How to Apply with the Help of a Certified Professional
Certain areas of the country do not have a VA regional claims office nearby, so you may want to find a trained professional to help you with your GI Bill application if you live in one of these areas. These professionals can be accredited attorneys, claims agents or Veterans Service Officers (VSO). You can search for a representative through the eBenefits website. As certified professionals, these individuals had to pass an exam, a background check and they must continue to take education courses to be accredited by the VA. Therefore, you can rest assured that they will be able to assist you with any of your GI Bill needs.
How much are GI Bill benefits?
Depending on the specific program, you may get a varying amount of GI Bill benefits. If you are a beneficiary of the Post 9/11 GI Bill, you can get anywhere between 40 percent and 100 percent of the maximum national average tuition. You will be eligible for a higher percentage the more time you served in Active Duty. For every six months you serve, your benefits will increase by 15 percent until you reach the maximum tuition amount after two years. Post 9/11 GI Bill benefits may also cover your BAH and even offer a one-time relocation fee if you have to move to attend school. In most cases, you will get 36 months of benefits that can be used at any point within a 15-year period after you retire from Active Duty.

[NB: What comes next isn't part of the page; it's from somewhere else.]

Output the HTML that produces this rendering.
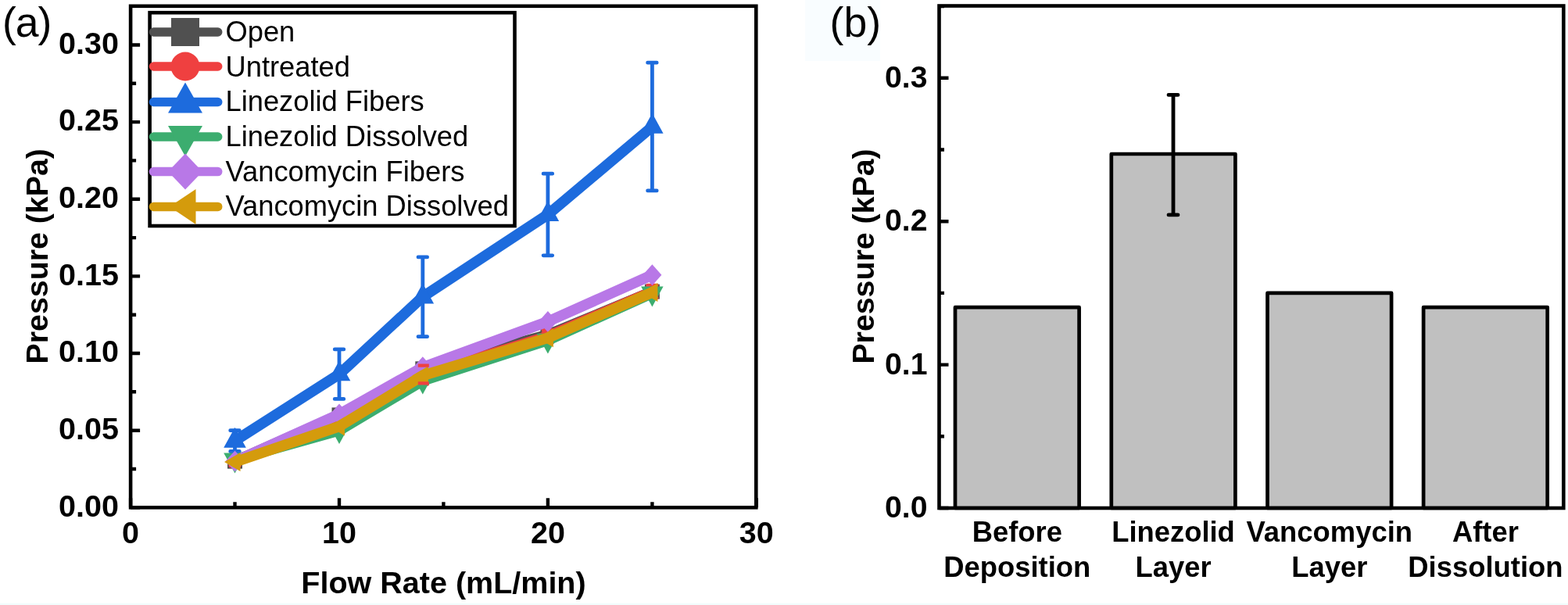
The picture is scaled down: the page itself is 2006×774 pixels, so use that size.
<!DOCTYPE html>
<html lang="en"><head><meta charset="utf-8"><title>Pressure vs flow rate</title>
<style>html,body{margin:0;padding:0;background:#fff}body{width:2006px;height:774px;overflow:hidden}svg{display:block}</style>
</head><body>
<svg width="2006" height="774" viewBox="0 0 2006 774">
<rect width="2006" height="774" fill="#fff"/>
<rect x="0" y="771.6" width="2006" height="2.4" fill="#f2fcfc"/>
<rect x="1030" y="0" width="96" height="78" fill="#f9fdff"/>
<g id="panelA">
<polyline points="300.5,590.1 434.0,530.9 540.8,471.8 700.9,428.4 834.4,373.1" fill="none" stroke="#505050" stroke-width="13.6" stroke-linejoin="round" stroke-linecap="round"/>
<rect x="291.0" y="580.6" width="19.0" height="19.0" fill="#505050"/>
<rect x="424.5" y="521.4" width="19.0" height="19.0" fill="#505050"/>
<rect x="531.3" y="462.3" width="19.0" height="19.0" fill="#505050"/>
<rect x="691.4" y="418.9" width="19.0" height="19.0" fill="#505050"/>
<rect x="824.9" y="363.6" width="19.0" height="19.0" fill="#505050"/>
<path d="M300.5 584.2V596.0M294.7 584.2h11.6M294.7 596.0h11.6" stroke="#ef4040" stroke-width="4.8" fill="none" stroke-linecap="round"/>
<path d="M434.0 530.9V546.7M428.2 530.9h11.6M428.2 546.7h11.6" stroke="#ef4040" stroke-width="4.8" fill="none" stroke-linecap="round"/>
<path d="M540.8 467.8V491.5M535.0 467.8h11.6M535.0 491.5h11.6" stroke="#ef4040" stroke-width="4.8" fill="none" stroke-linecap="round"/>
<path d="M700.9 422.4V438.2M695.1 422.4h11.6M695.1 438.2h11.6" stroke="#ef4040" stroke-width="4.8" fill="none" stroke-linecap="round"/>
<path d="M834.4 365.2V381.0M828.6 365.2h11.6M828.6 381.0h11.6" stroke="#ef4040" stroke-width="4.8" fill="none" stroke-linecap="round"/>
<polyline points="300.5,590.1 434.0,538.8 540.8,479.7 700.9,430.3 834.4,373.1" fill="none" stroke="#ef4040" stroke-width="13.6" stroke-linejoin="round" stroke-linecap="round"/>
<circle cx="300.5" cy="590.1" r="9.5" fill="#ef4040"/>
<circle cx="434.0" cy="538.8" r="9.5" fill="#ef4040"/>
<circle cx="540.8" cy="479.7" r="9.5" fill="#ef4040"/>
<circle cx="700.9" cy="430.3" r="9.5" fill="#ef4040"/>
<circle cx="834.4" cy="373.1" r="9.5" fill="#ef4040"/>
<path d="M300.5 550.7V577.5M294.7 550.7h11.6M294.7 577.5h11.6" stroke="#1d6bdd" stroke-width="4.8" fill="none" stroke-linecap="round"/>
<path d="M434.0 446.9V510.4M428.2 446.9h11.6M428.2 510.4h11.6" stroke="#1d6bdd" stroke-width="4.8" fill="none" stroke-linecap="round"/>
<path d="M540.8 328.9V430.7M535.0 328.9h11.6M535.0 430.7h11.6" stroke="#1d6bdd" stroke-width="4.8" fill="none" stroke-linecap="round"/>
<path d="M700.9 222.2V326.8M695.1 222.2h11.6M695.1 326.8h11.6" stroke="#1d6bdd" stroke-width="4.8" fill="none" stroke-linecap="round"/>
<path d="M834.4 80.2V243.9M828.6 80.2h11.6M828.6 243.9h11.6" stroke="#1d6bdd" stroke-width="4.8" fill="none" stroke-linecap="round"/>
<polyline points="300.5,564.1 434.0,478.7 540.8,379.8 700.9,274.5 834.4,162.1" fill="none" stroke="#1d6bdd" stroke-width="13.6" stroke-linejoin="round" stroke-linecap="round"/>
<polygon points="300.5,546.8 314.8,572.7 286.2,572.7" fill="#1d6bdd"/>
<polygon points="434.0,461.4 448.3,487.3 419.7,487.3" fill="#1d6bdd"/>
<polygon points="540.8,362.5 555.1,388.4 526.5,388.4" fill="#1d6bdd"/>
<polygon points="700.9,257.2 715.2,283.1 686.6,283.1" fill="#1d6bdd"/>
<polygon points="834.4,144.8 848.6,170.7 820.1,170.7" fill="#1d6bdd"/>
<polyline points="300.5,588.1 434.0,550.7 540.8,487.1 700.9,435.3 834.4,375.1" fill="none" stroke="#3cad6f" stroke-width="13.6" stroke-linejoin="round" stroke-linecap="round"/>
<polygon points="300.5,605.4 314.8,579.5 286.2,579.5" fill="#3cad6f"/>
<polygon points="434.0,568.0 448.3,542.1 419.7,542.1" fill="#3cad6f"/>
<polygon points="540.8,504.4 555.1,478.5 526.5,478.5" fill="#3cad6f"/>
<polygon points="700.9,452.6 715.2,426.7 686.6,426.7" fill="#3cad6f"/>
<polygon points="834.4,392.4 848.6,366.5 820.1,366.5" fill="#3cad6f"/>
<polyline points="300.5,590.1 434.0,530.0 540.8,469.8 700.9,411.4 834.4,351.8" fill="none" stroke="#b878e7" stroke-width="13.6" stroke-linejoin="round" stroke-linecap="round"/>
<polygon points="300.5,576.6 312.5,590.1 300.5,603.6 288.5,590.1" fill="#b878e7"/>
<polygon points="434.0,516.5 446.0,530.0 434.0,543.5 422.0,530.0" fill="#b878e7"/>
<polygon points="540.8,456.3 552.8,469.8 540.8,483.3 528.8,469.8" fill="#b878e7"/>
<polygon points="700.9,397.9 712.9,411.4 700.9,424.9 688.9,411.4" fill="#b878e7"/>
<polygon points="834.4,338.3 846.4,351.8 834.4,365.3 822.4,351.8" fill="#b878e7"/>
<polyline points="300.5,591.1 434.0,545.5 540.8,480.6 700.9,432.3 834.4,373.9" fill="none" stroke="#d49b0c" stroke-width="13.6" stroke-linejoin="round" stroke-linecap="round"/>
<polygon points="287.0,591.1 307.5,579.1 307.5,603.1" fill="#d49b0c"/>
<polygon points="420.5,545.5 441.0,533.5 441.0,557.5" fill="#d49b0c"/>
<polygon points="527.3,480.6 547.8,468.6 547.8,492.6" fill="#d49b0c"/>
<polygon points="687.4,432.3 707.9,420.3 707.9,444.3" fill="#d49b0c"/>
<polygon points="820.9,373.9 841.4,361.9 841.4,385.9" fill="#d49b0c"/>
<path d="M534.8 467.6h14M534.8 490.4h14" stroke="#ef4040" stroke-width="4.4" fill="none"/>
<rect x="167.1" y="7.8" width="800.2" height="641.5" fill="none" stroke="#000" stroke-width="4.6"/>
<path d="M167.1 649.3h12M167.1 550.7h12M167.1 452.0h12M167.1 353.4h12M167.1 254.8h12M167.1 156.1h12M167.1 57.5h12M167.1 600.0h7M167.1 501.3h7M167.1 402.7h7M167.1 304.1h7M167.1 205.4h7M167.1 106.8h7M167.1 649.3v-12M434.0 649.3v-12M700.9 649.3v-12M967.8 649.3v-12M300.5 649.3v-7M567.4 649.3v-7M834.4 649.3v-7" stroke="#000" stroke-width="4.4" fill="none"/>
<g font-family="Liberation Sans, Arial, sans-serif" font-weight="bold" font-size="39.5" fill="#000">
<text x="152" y="660.5" text-anchor="end">0.00</text>
<text x="152" y="561.9" text-anchor="end">0.05</text>
<text x="152" y="463.2" text-anchor="end">0.10</text>
<text x="152" y="364.6" text-anchor="end">0.15</text>
<text x="152" y="266.0" text-anchor="end">0.20</text>
<text x="152" y="167.3" text-anchor="end">0.25</text>
<text x="152" y="68.7" text-anchor="end">0.30</text>
<text x="167.1" y="694.5" text-anchor="middle">0</text>
<text x="434.0" y="694.5" text-anchor="middle">10</text>
<text x="700.9" y="694.5" text-anchor="middle">20</text>
<text x="967.8" y="694.5" text-anchor="middle">30</text>
</g>
<text font-family="Liberation Sans, Arial, sans-serif" font-weight="bold" font-size="39.5" x="567.5" y="759.3" text-anchor="middle">Flow Rate (mL/min)</text>
<text font-family="Liberation Sans, Arial, sans-serif" font-weight="bold" font-size="39.3" transform="translate(60.8 327.8) rotate(-90)" text-anchor="middle">Pressure (kPa)</text>
<text font-family="Liberation Sans, Arial, sans-serif" font-size="53.5" x="3" y="46.5" letter-spacing="-1">(a)</text>
<rect x="191.6" y="16.2" width="466.9" height="272.8" fill="#fff" stroke="#000" stroke-width="4.6"/>
<g font-family="Liberation Sans, Arial, sans-serif" font-size="36.3" fill="#000">
<line x1="196.5" y1="41" x2="278.7" y2="41" stroke="#505050" stroke-width="11.5" stroke-linecap="round"/>
<rect x="219.0" y="23.0" width="36.0" height="36.0" fill="#505050"/>
<text x="288.5" y="52.8">Open</text>
<line x1="196.5" y1="85" x2="278.7" y2="85" stroke="#ef4040" stroke-width="11.5" stroke-linecap="round"/>
<circle cx="237.0" cy="85.0" r="18.5" fill="#ef4040"/>
<text x="288.5" y="97.6">Untreated</text>
<line x1="196.5" y1="130.5" x2="278.7" y2="130.5" stroke="#1d6bdd" stroke-width="11.5" stroke-linecap="round"/>
<polygon points="237.0,105.5 259.0,144.5 215.0,144.5" fill="#1d6bdd"/>
<text x="288.5" y="142.4">Linezolid Fibers</text>
<line x1="196.5" y1="175" x2="278.7" y2="175" stroke="#3cad6f" stroke-width="11.5" stroke-linecap="round"/>
<polygon points="237.0,200.0 259.0,161.0 215.0,161.0" fill="#3cad6f"/>
<text x="288.5" y="186.9">Linezolid Dissolved</text>
<line x1="196.5" y1="219.6" x2="278.7" y2="219.6" stroke="#b878e7" stroke-width="11.5" stroke-linecap="round"/>
<polygon points="237.0,196.6 259.0,219.6 237.0,242.6 215.0,219.6" fill="#b878e7"/>
<text x="288.5" y="231.6">Vancomycin Fibers</text>
<line x1="196.5" y1="264.4" x2="278.7" y2="264.4" stroke="#d49b0c" stroke-width="11.5" stroke-linecap="round"/>
<polygon points="217.0,264.4 250.5,241.9 250.5,286.9" fill="#d49b0c"/>
<text x="288.5" y="275.8">Vancomycin Dissolved</text>
</g>
</g>
<g id="panelB">
<rect x="1222.0" y="393.2" width="158.6" height="256.8" fill="#c0c0c0" stroke="#000" stroke-width="4.7" stroke-linejoin="round"/>
<rect x="1421.8" y="197.0" width="158.6" height="453.0" fill="#c0c0c0" stroke="#000" stroke-width="4.7" stroke-linejoin="round"/>
<rect x="1621.5" y="374.9" width="158.6" height="275.1" fill="#c0c0c0" stroke="#000" stroke-width="4.7" stroke-linejoin="round"/>
<rect x="1821.1" y="393.2" width="158.6" height="256.8" fill="#c0c0c0" stroke="#000" stroke-width="4.7" stroke-linejoin="round"/>
<path d="M1501.0 121.4V274.9M1495.0 121.4h12M1495.0 274.9h12" stroke="#000" stroke-width="4.8" fill="none" stroke-linecap="round"/>
<rect x="1201.5" y="7.5" width="798.8" height="642.5" fill="none" stroke="#000" stroke-width="4.6"/>
<path d="M1201.5 650.0h12M1201.5 466.6h12M1201.5 283.2h12M1201.5 99.8h12M1201.5 558.3h6.5M1201.5 374.9h6.5M1201.5 191.5h6.5M1201.5 8.1h6.5" stroke="#000" stroke-width="4.4" fill="none"/>
<g font-family="Liberation Sans, Arial, sans-serif" font-weight="bold" font-size="39.2" fill="#000">
<text x="1186.5" y="662.2" text-anchor="end">0.0</text>
<text x="1186.5" y="478.8" text-anchor="end">0.1</text>
<text x="1186.5" y="295.4" text-anchor="end">0.2</text>
<text x="1186.5" y="112.0" text-anchor="end">0.3</text>
</g>
<g font-family="Liberation Sans, Arial, sans-serif" font-weight="bold" font-size="36.4" fill="#000">
<text x="1301.3" y="693" text-anchor="middle">Before</text>
<text x="1301.3" y="738.3" text-anchor="middle">Deposition</text>
<text x="1501.0" y="693" text-anchor="middle">Linezolid</text>
<text x="1501.0" y="738.3" text-anchor="middle">Layer</text>
<text x="1700.8" y="693" text-anchor="middle">Vancomycin</text>
<text x="1700.8" y="738.3" text-anchor="middle">Layer</text>
<text x="1900.4" y="693" text-anchor="middle">After</text>
<text x="1900.4" y="738.3" text-anchor="middle">Dissolution</text>
</g>
<text font-family="Liberation Sans, Arial, sans-serif" font-weight="bold" font-size="39.3" transform="translate(1118 328) rotate(-90)" text-anchor="middle">Pressure (kPa)</text>
<text font-family="Liberation Sans, Arial, sans-serif" font-size="53.5" x="1061.6" y="46.5">(b)</text>
</g>
</svg>
</body></html>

Note: Since the passing of the Forever GI Bill there is no GI Bill expiration date on benefits if your service ended on or after January 1, 2013.
For the Montgomery GI Bill, your benefits will vary depending on your enrollment status (whether you are a full-time, half-time or a part-time student). If you are on Active Duty, you will only be able to get reimbursement for the actual cost of tuition and expenses. Once you retire, you will get the full payment rate no matter how much your tuition costs.